MORGANTOWN, W.Va. (AP) — Gov. Earl Ray Tomblin urged West Virginians to observe a moment of silence Thursday, starting at 3:01 p.m., to mark the second anniversary of the Upper Big Branch mine disaster and the deaths of 29 men.

The powerful April 5, 2010, explosion at the former Massey Energy mine near Montcoal was fueled by methane and coal dust, traveling miles of underground corners and killing men instantly.

Meanwhile, the mine’s new owner, Virginia-based Alpha Natural Resources, announced that the mine will be sealed with concrete.

The company said Wednesday it will seal the portals — large tunnels miners use to get underground — at the mine. Boreholes will be plugged and shafts that house the huge industrial fans meant to sweep bad air out of the mine will be capped to prevent any access. The job should be finished by summer, the company said.

The mine disaster was the worst in the United States in four decades and has since led to a $210 million settlement between Alpha Natural Resources and the U.S. Department of Justice.

Former mine superintendent Gary May recently pleaded guilty to a charge of defrauding the federal government for his actions at the mine and is cooperating with investigators in their continuing criminal probe. May is the highest-ranking company official charged in connection with the blast so far and could get up to five years in prison when sentenced in August.

Former security chief Hughie Elbert Stover, meanwhile, is appealing his three-year sentence for lying to investigators and ordering the destruction of documents after the blast.

Wreath-laying ceremonies were scheduled Thursday at the West Virginia Coal Miner Statue outside the state Capitol in Charleston and at the Raleigh County Courthouse in Beckley, while a candlelight walk through Whitesville was planned for the evening.

U.S. Labor Secretary Hilda L. Solis called the explosion “the single most heartbreaking day of my tenure” and touted the many changes that the federal Mine Safety and Health Administration has since made “to counteract the type of misdeeds that were so prevalent at Upper Big Branch.”

Several investigations have determined that Massey systematically covered up problems at Upper Big Branch through an elaborate scheme that included sanitized safety inspection books and an advance-warning system that let miners underground know inspectors were onsite.

“If every mine operator meets its legal obligation to ensure the safety and health of its workers,” Mrs. Solis said, “we can prevent another tragedy like the one at Upper Big Branch from ever happening again.”

Rep. Nick J. Rahall II, West Virginia Democrat, said he hopes the now-infamous date ultimately will mark “a turning point in our national commitment to miners.”

Mr. Rahall has been pressing congressional colleagues to act on long-stalled legislation that would give stronger protections to coal miners who blow the whistle on dangerous conditions, give MSHA federal subpoena power and impose stiffer criminal penalties that would be a meaningful deterrent.

“I remain committed to working to pass legislation that will prevent bad-actor operators — a small minority of our coal companies — from calculatingly breaking the law and putting their own miners in danger for the sake of profit,” Mr. Rahall said.

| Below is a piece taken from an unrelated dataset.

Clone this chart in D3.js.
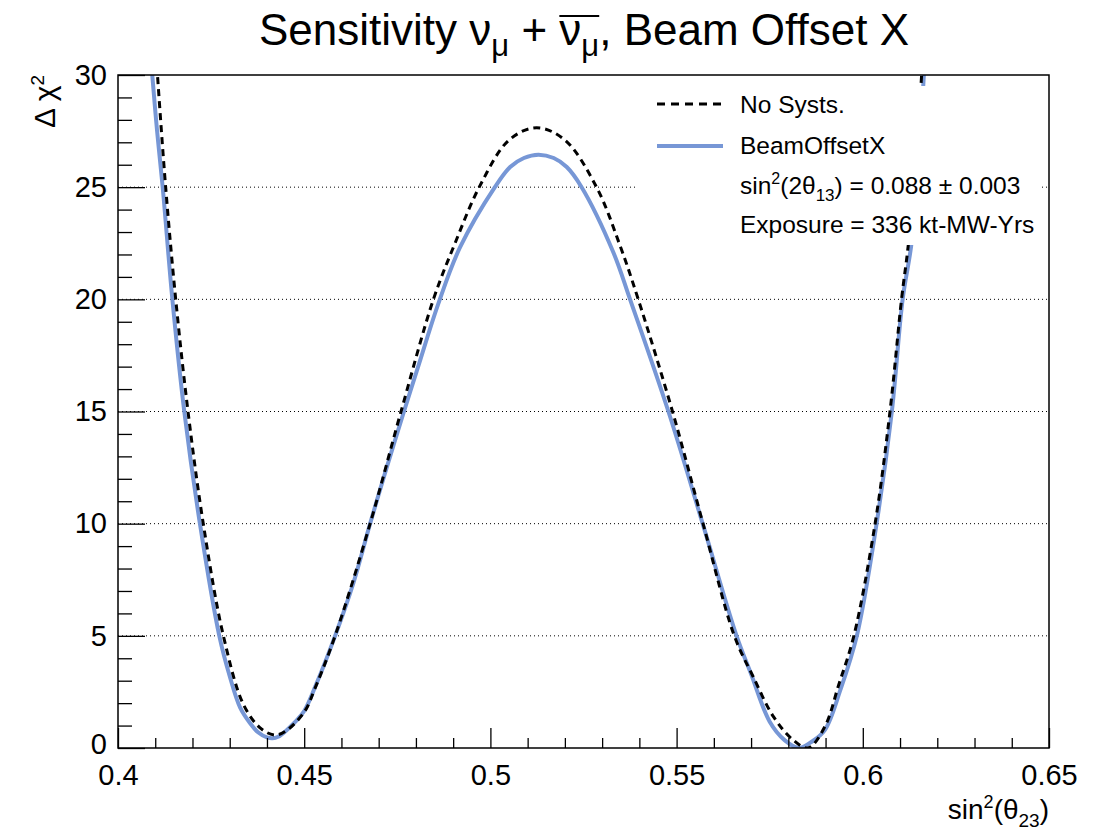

Sen. Joe Manchin III, who was governor at the time, said he thinks about the disaster every day “and the fact that it could have been prevented.”

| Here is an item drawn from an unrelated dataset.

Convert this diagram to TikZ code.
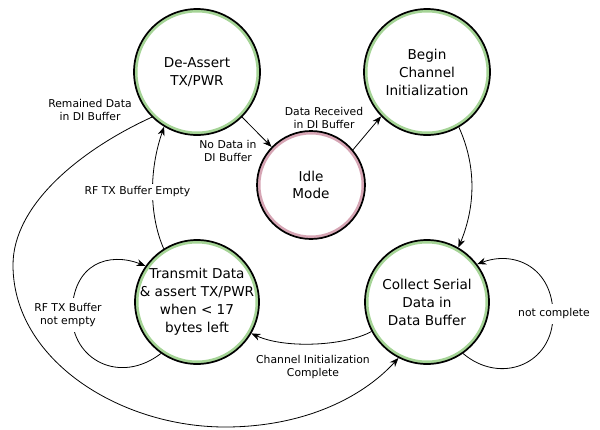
\documentclass[tikz,border=0pt]{standalone}
\usepackage{fontspec}
\setmainfont{DejaVu Sans}
\usetikzlibrary{arrows.meta,calc}
\definecolor{ringgreen}{RGB}{165,212,150}
\definecolor{ringpink}{RGB}{214,165,180}
\begin{document}
\begin{tikzpicture}[x=1pt,y=-1pt,
  state/.style={circle, draw=black, line width=1.7pt, fill=white, minimum size=#1, inner sep=0pt},
  ring/.style={path picture={\draw[#1, line width=7pt] let \p1=(path picture bounding box.east), \p2=(path picture bounding box.center) in (\p2) circle[radius=\x1-\x2];}},
  st/.style={font=\fontsize{13.6}{18}\selectfont, align=center, inner sep=0pt},
  lab/.style={font=\fontsize{10.8}{13}\selectfont, align=center, inner sep=1pt},
  edge/.style={draw, line width=0.8pt, -{Stealth[length=9pt,width=7pt]}}]
\fill[white] (0,0) rectangle (600,429);
\useasboundingbox (0,0) rectangle (600,429);

% states
\node[state=126pt, ring=ringgreen] (deassert) at (197,72) {};
\node[state=126pt, ring=ringgreen] (begin) at (427,72) {};
\node[state=108pt, ring=ringpink] (idle) at (311,185) {};
\node[state=124pt, ring=ringgreen] (transmit) at (197,302) {};
\node[state=124pt, ring=ringgreen] (collect) at (427,302) {};

\node[st] (tdeassert) at (deassert) {De-Assert\\TX/PWR};
\node[st] (tbegin) at (begin) {Begin\\Channel\\Initialization};
\node[st, font=\fontsize{13.6}{17}\selectfont] (tidle) at (idle) {Idle\\Mode};
\node[st] (ttransmit) at (transmit) {Transmit Data\\\& assert TX/PWR\\when < 17\\bytes left};
\node[st] (tcollect) at (collect) {Collect Serial\\Data in\\Data Buffer};

% transitions
\draw[edge] (deassert.-45) -- (idle.136);
\node[lab] (lnodata) at (228,151) {No Data in\\DI Buffer};

\draw[edge] (idle.40) -- (begin.224);
\node[lab] (lrecv) at (324,118) {Data Received\\in DI Buffer};

\draw[edge] (begin.300) .. controls (476,165) and (476,205) .. (collect.60);

\draw[edge] (collect.208) .. controls (345,346) and (285,349) .. (transmit.330);
\node[lab] (lchan) at (313,367) {Channel Initialization\\Complete};

\draw[edge] (transmit.122) .. controls (149,215) and (149,170) .. (deassert.239);
\node[lab, fill=white, inner ysep=3pt] (lempty) at (137.5,192) {RF TX Buffer Empty};

\draw[edge] (deassert.225) .. controls (80,150) and (13,205) .. (13,265)
  .. controls (13,360) and (120,427) .. (225,427)
  .. controls (300,427) and (360,400) .. (collect.243);
\node[lab] (lremain) at (90,110) {Remained Data\\in DI Buffer};

\draw[edge] (transmit.235) .. controls (120,385) and (72,360) .. (72,315)
  .. controls (72,262) and (110,252) .. (transmit.145);
\node[lab, fill=white, inner ysep=5pt] (lnotempty) at (68,315) {RF TX Buffer\\not empty};

\draw[edge] (collect.305) .. controls (500,385) and (553,365) .. (553,315)
  .. controls (553,268) and (515,250) .. (collect.37);
\node[lab, fill=white, inner ysep=5pt] (lnotcomp) at (554,314) {not complete};
\end{tikzpicture}
\end{document}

He vowed to fight every day to make the safety of miners a priority.

“All the miners across the country who kiss their families goodbye before leaving for a shift should know that they will return home again safely,” he said.

An MSHA internal review concluded that federal inspectors either missed problems or failed to examine areas where they existed in the 18 months before the blast but found no evidence those failures caused it.

But a team led by the National Institute for Occupational Safety and Health recently concluded that timely enforcement of existing regulations “would have lessened the chances of — and possibly could have prevented” the explosion.

Although MSHA inspectors wrote 684 violations in the 18 months before the blast, the agency said they failed to act on eight that could have been deemed “flagrant,” the most serious designation. They also failed to conduct special investigations on at least six occasions to determine whether managers knowingly violated safety standards.

MSHA director Joe Main said last week those cases have since been turned over to federal prosecutors.